According to NASA, the clarity of the images can help scientists better understand the behavior of the solar atmosphere and its impacts on Earth's space environment.
These revolutionary images of the sun demonstrate the key aspects of NASA's sounding rocket program, namely the training of the next generation of principal investigators, the development of new space technologies, and scientific advancements, said Barbara Giles, director for NASA's Heliophysics Division at NASA Headquarters in Washington.
Launched July 11 from White Sands Missile Range in New Mexico aboard a 58-foot-tall NASA sounding rocket, the telescope is 10-foot-long and weighs 464 pounds. It took 165 images during its brief 620-second flight.

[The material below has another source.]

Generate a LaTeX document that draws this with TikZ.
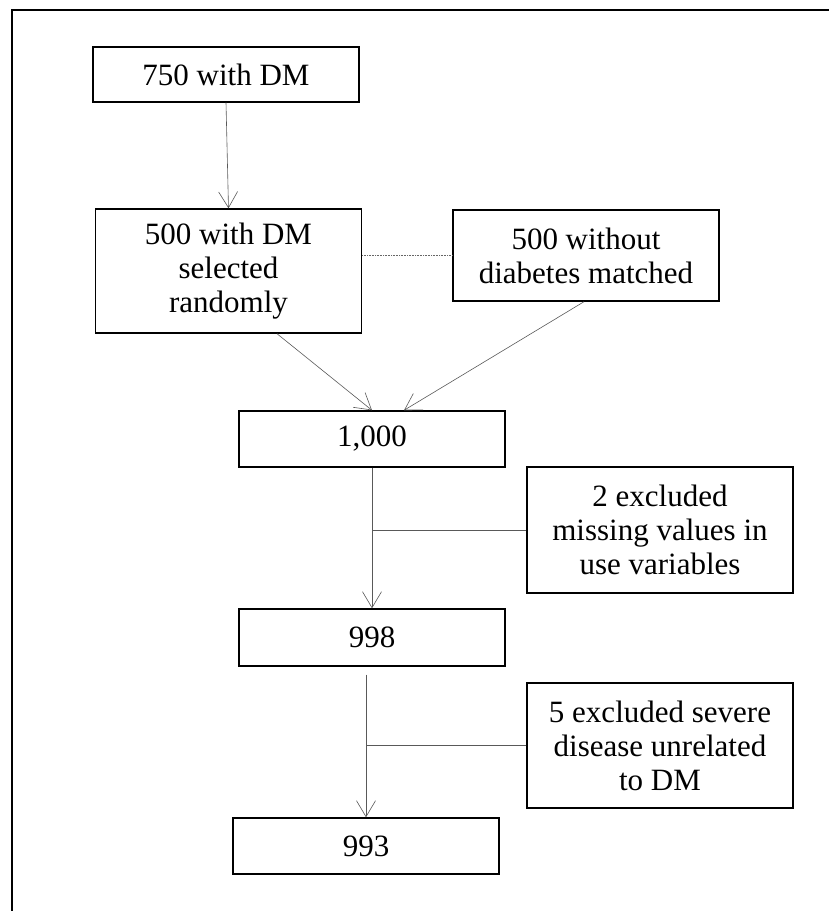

With focus on a large active region on the Sun, the telescope took some pictures in the extreme ultraviolet wavelength that revealed the dynamic structure of the solar atmosphere in fine detail.
We have an exceptional instrument and launched at the right time, said Jonathan Cirtain, senior heliophysicist at NASA's Marshall Space Flight Center in Huntsville, Ala. Because of the intense solar activity we're seeing right now, we were able to clearly focus on a sizeable, active sunspot and achieve our imaging goals.
NASA said the telescope acquired data at a rate of roughly one image every 5 seconds with resolutions approximately five times more detailed than the Atmospheric Imaging Assembly (AIA) instrument flying aboard NASA's Solar Dynamics Observatory (SDO).
For comparison, AIA can see structures on the sun's surface with the clarity of approximately 675 miles and observes the sun in 10 wavelengths of light. On the other hand, Hi-C can resolve features down to roughly 135 miles, but observed the sun in just one wavelength of light.
What made Hi-C to capture such high-resolution images were a set of innovations included in the telescope's array. Its mirrors are approximately 9 1/2 inches across, roughly the same size as that of the SDO instrument.